§ **YOUR INSTRUCTIONS**
Pull out exactly the lines from the line containing "Write a Python" to the line containing "from bokeh.resources import INLINE", both lines included, with pictures removed from the copy.

§ **SUPPLIED MATERIAL**
══════════

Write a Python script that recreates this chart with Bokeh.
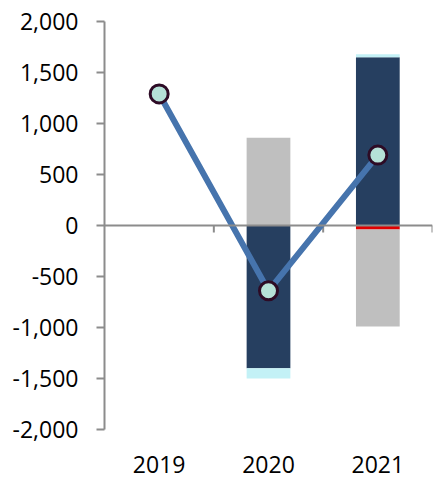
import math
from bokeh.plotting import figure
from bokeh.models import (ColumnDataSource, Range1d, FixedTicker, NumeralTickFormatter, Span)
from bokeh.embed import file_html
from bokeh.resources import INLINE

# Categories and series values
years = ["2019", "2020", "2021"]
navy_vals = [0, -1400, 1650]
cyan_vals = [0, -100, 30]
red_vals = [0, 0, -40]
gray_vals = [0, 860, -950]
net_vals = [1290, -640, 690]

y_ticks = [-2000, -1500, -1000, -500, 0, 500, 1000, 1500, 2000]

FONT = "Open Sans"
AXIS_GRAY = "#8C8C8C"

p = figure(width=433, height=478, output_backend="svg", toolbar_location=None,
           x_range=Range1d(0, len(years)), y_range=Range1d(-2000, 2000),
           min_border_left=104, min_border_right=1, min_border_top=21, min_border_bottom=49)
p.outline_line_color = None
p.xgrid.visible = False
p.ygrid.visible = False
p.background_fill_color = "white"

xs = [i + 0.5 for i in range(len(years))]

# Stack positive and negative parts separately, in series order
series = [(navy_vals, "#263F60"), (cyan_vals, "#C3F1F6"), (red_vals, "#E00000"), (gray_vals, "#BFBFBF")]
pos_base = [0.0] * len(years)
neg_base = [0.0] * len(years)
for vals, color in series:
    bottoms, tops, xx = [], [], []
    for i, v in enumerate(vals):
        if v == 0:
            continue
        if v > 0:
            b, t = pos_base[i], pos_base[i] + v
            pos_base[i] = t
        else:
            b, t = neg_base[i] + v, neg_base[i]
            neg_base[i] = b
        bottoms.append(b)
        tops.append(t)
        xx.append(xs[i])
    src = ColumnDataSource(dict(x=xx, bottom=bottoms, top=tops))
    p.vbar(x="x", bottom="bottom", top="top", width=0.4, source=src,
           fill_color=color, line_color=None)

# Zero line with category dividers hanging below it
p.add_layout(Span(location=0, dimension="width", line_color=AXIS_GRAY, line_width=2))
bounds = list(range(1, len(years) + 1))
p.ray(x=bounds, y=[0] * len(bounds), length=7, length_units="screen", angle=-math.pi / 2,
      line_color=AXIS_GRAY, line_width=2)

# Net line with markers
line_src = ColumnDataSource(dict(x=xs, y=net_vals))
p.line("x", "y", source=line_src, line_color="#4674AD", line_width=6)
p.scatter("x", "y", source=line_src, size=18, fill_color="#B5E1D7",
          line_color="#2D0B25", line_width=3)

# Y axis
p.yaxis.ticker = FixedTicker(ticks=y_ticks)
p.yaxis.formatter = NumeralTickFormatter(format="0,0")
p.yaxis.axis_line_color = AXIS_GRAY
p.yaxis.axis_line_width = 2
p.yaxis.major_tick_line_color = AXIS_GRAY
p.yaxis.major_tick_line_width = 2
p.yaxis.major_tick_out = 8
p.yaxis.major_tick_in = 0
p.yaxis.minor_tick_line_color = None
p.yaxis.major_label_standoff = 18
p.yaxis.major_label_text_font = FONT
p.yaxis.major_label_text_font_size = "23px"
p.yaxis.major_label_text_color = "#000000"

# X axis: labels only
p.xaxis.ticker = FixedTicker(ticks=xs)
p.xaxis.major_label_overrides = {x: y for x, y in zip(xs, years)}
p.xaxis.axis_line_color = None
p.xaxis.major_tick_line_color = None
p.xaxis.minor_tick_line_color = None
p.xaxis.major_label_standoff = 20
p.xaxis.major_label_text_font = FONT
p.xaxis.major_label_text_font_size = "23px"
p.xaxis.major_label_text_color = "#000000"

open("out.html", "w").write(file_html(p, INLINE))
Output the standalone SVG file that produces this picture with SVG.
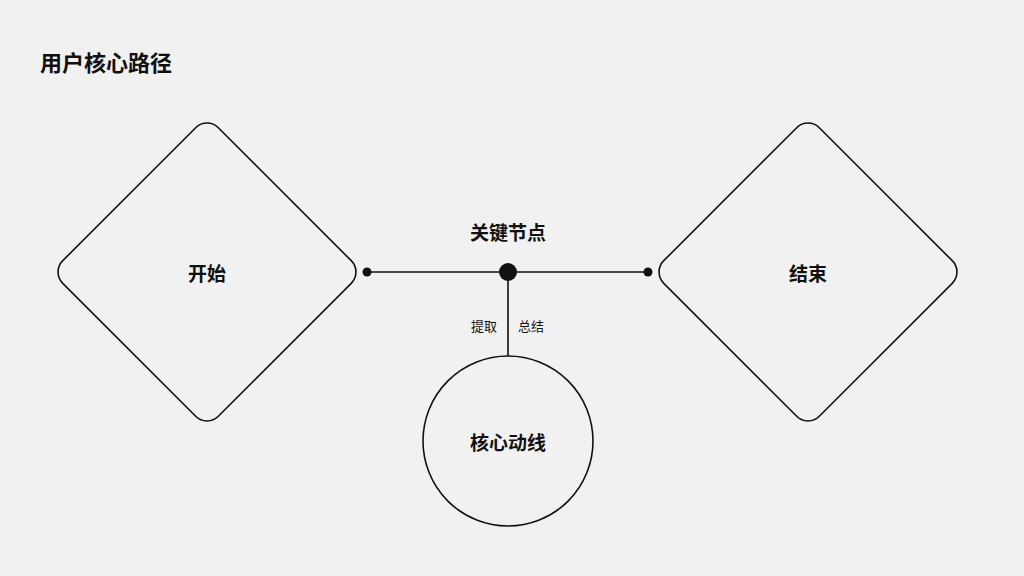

══════════

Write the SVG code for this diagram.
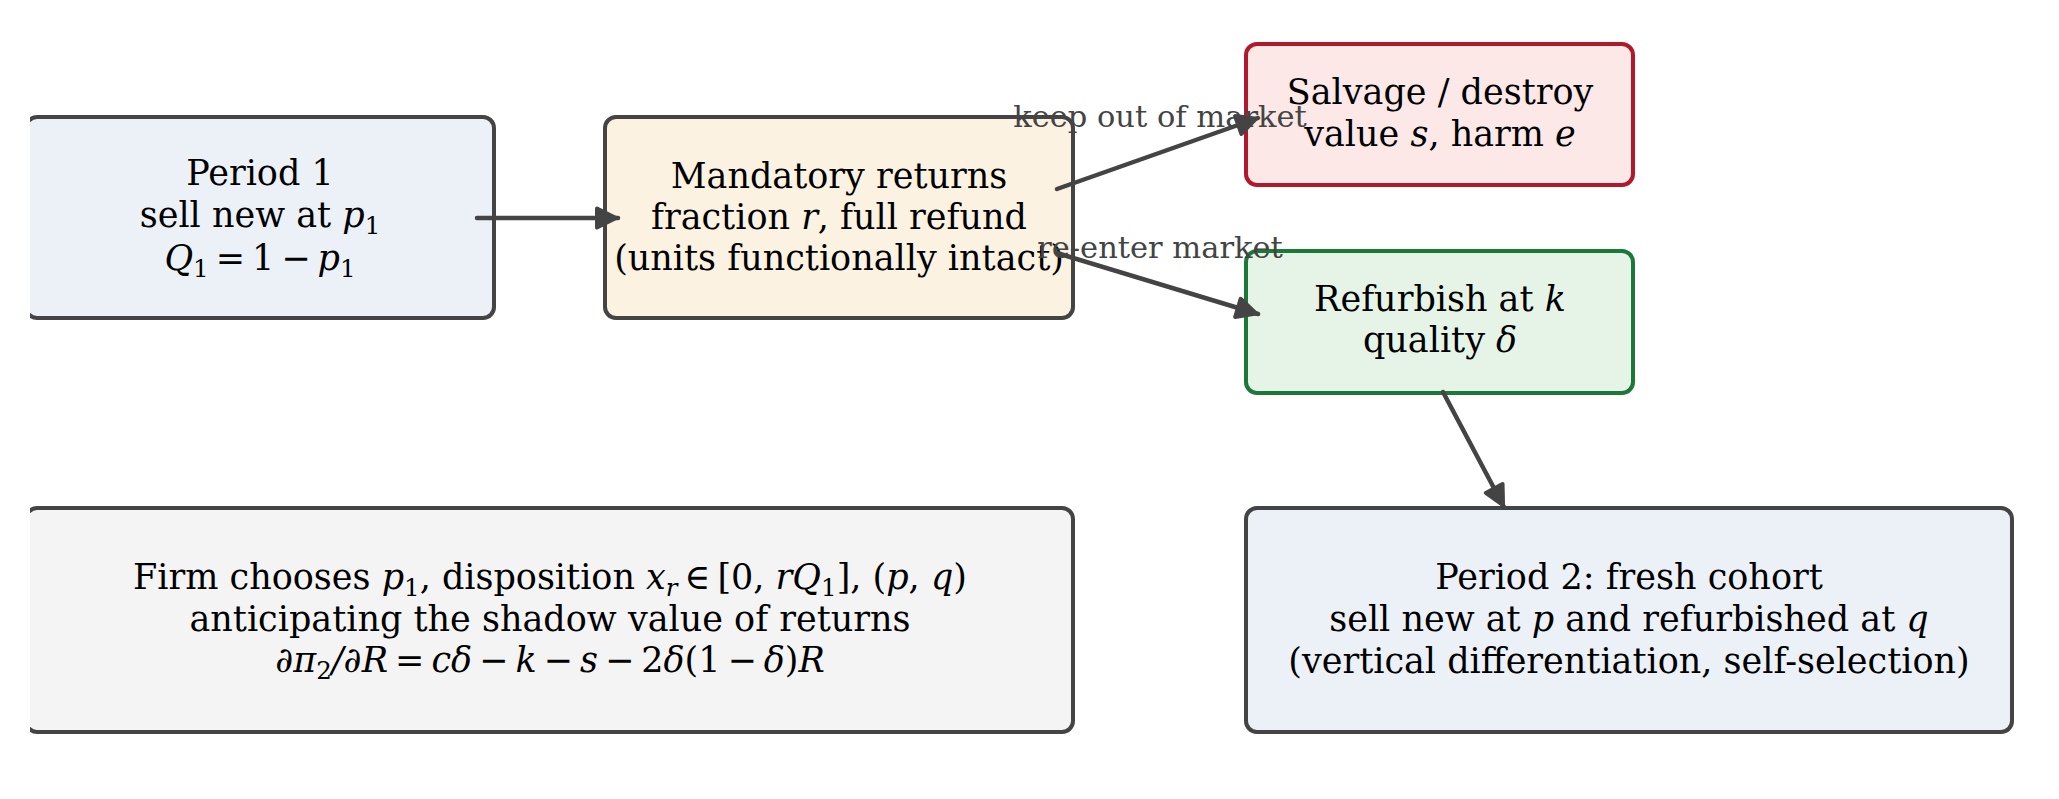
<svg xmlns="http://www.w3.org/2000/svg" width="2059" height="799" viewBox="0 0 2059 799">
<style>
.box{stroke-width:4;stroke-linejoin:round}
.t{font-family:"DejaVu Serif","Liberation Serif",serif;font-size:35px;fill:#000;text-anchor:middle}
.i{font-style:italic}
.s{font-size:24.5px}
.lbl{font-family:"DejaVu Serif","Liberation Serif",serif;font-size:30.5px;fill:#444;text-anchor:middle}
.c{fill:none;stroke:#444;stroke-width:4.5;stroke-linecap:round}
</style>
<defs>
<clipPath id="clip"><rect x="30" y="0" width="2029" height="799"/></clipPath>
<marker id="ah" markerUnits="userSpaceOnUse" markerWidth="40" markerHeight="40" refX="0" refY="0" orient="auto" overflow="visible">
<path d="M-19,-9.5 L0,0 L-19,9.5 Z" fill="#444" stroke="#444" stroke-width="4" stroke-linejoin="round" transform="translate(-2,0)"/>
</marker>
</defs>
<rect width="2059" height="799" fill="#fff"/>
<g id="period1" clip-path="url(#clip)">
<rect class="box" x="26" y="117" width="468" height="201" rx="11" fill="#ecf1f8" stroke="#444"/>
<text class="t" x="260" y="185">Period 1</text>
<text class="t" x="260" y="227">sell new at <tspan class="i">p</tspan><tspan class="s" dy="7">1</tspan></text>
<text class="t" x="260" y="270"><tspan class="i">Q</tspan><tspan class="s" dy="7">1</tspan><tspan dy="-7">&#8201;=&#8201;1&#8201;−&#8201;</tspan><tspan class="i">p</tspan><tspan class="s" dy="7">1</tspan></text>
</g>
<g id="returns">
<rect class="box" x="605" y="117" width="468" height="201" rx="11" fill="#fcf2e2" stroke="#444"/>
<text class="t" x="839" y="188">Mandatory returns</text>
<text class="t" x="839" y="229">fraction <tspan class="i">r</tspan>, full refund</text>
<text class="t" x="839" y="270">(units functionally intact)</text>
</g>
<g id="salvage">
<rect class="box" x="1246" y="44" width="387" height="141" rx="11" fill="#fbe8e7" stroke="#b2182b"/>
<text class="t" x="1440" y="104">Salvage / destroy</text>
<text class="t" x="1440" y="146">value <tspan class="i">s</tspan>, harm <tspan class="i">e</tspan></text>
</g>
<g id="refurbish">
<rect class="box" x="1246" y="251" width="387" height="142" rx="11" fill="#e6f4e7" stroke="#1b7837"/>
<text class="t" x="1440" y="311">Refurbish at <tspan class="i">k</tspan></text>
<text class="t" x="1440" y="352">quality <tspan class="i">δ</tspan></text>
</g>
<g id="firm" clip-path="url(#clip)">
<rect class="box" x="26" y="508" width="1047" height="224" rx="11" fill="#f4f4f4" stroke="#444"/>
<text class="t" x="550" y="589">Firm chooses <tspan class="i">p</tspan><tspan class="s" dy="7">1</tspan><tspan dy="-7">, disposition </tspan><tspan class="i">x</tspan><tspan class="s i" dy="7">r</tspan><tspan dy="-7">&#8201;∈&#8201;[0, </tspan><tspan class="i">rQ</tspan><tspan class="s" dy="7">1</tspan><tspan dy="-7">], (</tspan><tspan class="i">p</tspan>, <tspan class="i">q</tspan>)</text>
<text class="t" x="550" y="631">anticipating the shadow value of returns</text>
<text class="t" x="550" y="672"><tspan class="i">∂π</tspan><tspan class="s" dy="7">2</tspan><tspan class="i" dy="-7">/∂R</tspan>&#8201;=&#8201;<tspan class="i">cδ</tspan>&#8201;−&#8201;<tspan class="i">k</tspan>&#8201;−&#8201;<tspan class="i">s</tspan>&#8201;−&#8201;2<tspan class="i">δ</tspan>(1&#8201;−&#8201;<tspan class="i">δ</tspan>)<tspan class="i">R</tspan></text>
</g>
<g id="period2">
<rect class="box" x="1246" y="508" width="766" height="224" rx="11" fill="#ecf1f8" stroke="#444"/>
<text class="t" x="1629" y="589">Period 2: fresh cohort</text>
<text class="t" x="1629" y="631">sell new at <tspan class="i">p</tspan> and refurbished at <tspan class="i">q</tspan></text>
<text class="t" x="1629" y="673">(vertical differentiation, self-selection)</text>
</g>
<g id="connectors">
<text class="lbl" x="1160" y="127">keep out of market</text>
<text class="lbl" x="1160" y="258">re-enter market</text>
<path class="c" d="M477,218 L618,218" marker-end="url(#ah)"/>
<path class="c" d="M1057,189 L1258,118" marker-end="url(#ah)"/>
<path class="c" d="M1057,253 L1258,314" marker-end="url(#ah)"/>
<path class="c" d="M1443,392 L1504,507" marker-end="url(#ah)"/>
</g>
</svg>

══════════

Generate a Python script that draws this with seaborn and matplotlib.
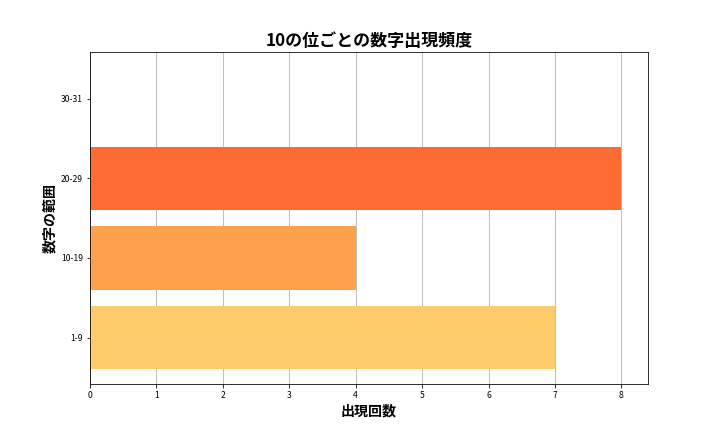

══════════

§ **RESULT OF THIS TASK**
Write a Python script that recreates this chart with Bokeh.
import math
from bokeh.plotting import figure
from bokeh.models import (ColumnDataSource, Range1d, FixedTicker, NumeralTickFormatter, Span)
from bokeh.embed import file_html
from bokeh.resources import INLINE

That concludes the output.